Exercise prompt:
Your task is to copy the lines between the line containing "Clone this chart in Apache ECharts." and the line containing "const seriesNames = ['2024','2023'];", counting both of those lines, and to emit nothing more.

Rows:
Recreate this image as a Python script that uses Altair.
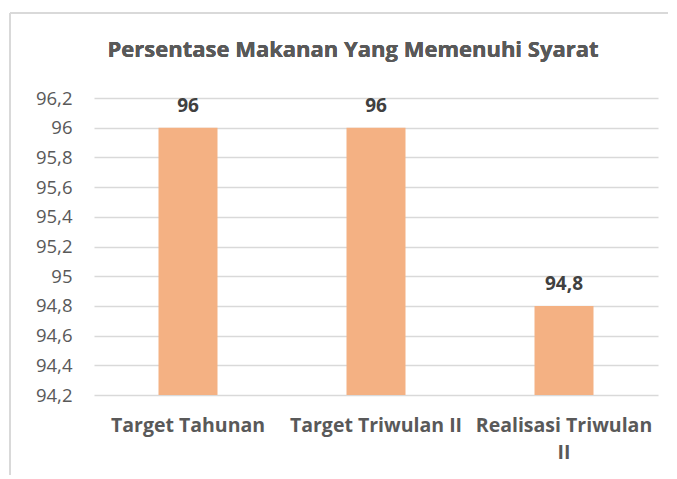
...
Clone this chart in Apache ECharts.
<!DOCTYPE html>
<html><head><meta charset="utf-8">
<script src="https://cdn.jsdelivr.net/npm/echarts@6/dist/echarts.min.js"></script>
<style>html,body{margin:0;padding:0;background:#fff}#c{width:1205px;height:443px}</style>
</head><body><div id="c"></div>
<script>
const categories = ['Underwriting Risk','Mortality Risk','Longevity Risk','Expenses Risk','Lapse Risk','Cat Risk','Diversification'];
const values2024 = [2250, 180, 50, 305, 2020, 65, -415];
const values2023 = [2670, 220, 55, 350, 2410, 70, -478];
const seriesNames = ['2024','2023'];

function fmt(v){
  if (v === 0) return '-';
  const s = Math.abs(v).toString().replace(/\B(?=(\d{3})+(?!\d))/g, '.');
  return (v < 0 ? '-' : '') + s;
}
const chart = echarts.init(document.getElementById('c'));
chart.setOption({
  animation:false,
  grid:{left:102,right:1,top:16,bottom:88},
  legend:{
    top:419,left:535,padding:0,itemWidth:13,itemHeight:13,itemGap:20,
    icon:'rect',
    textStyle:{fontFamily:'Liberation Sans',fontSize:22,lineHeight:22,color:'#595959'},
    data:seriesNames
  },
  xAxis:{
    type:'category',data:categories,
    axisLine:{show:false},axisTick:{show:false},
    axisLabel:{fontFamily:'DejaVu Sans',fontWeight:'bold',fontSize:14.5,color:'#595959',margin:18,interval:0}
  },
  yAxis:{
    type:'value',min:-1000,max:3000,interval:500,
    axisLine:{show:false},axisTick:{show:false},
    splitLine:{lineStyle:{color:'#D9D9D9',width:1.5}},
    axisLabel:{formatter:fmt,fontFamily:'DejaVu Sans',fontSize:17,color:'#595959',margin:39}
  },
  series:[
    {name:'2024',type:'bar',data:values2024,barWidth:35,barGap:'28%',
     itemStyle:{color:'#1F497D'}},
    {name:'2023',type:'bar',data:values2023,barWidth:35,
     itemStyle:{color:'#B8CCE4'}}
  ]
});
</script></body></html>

Output for this exercise:
Clone this chart in Apache ECharts.
<!DOCTYPE html>
<html><head><meta charset="utf-8">
<script src="https://cdn.jsdelivr.net/npm/echarts@6/dist/echarts.min.js"></script>
<style>html,body{margin:0;padding:0;background:#fff}#c{width:1205px;height:443px}</style>
</head><body><div id="c"></div>
<script>
const categories = ['Underwriting Risk','Mortality Risk','Longevity Risk','Expenses Risk','Lapse Risk','Cat Risk','Diversification'];
const values2024 = [2250, 180, 50, 305, 2020, 65, -415];
const values2023 = [2670, 220, 55, 350, 2410, 70, -478];
const seriesNames = ['2024','2023'];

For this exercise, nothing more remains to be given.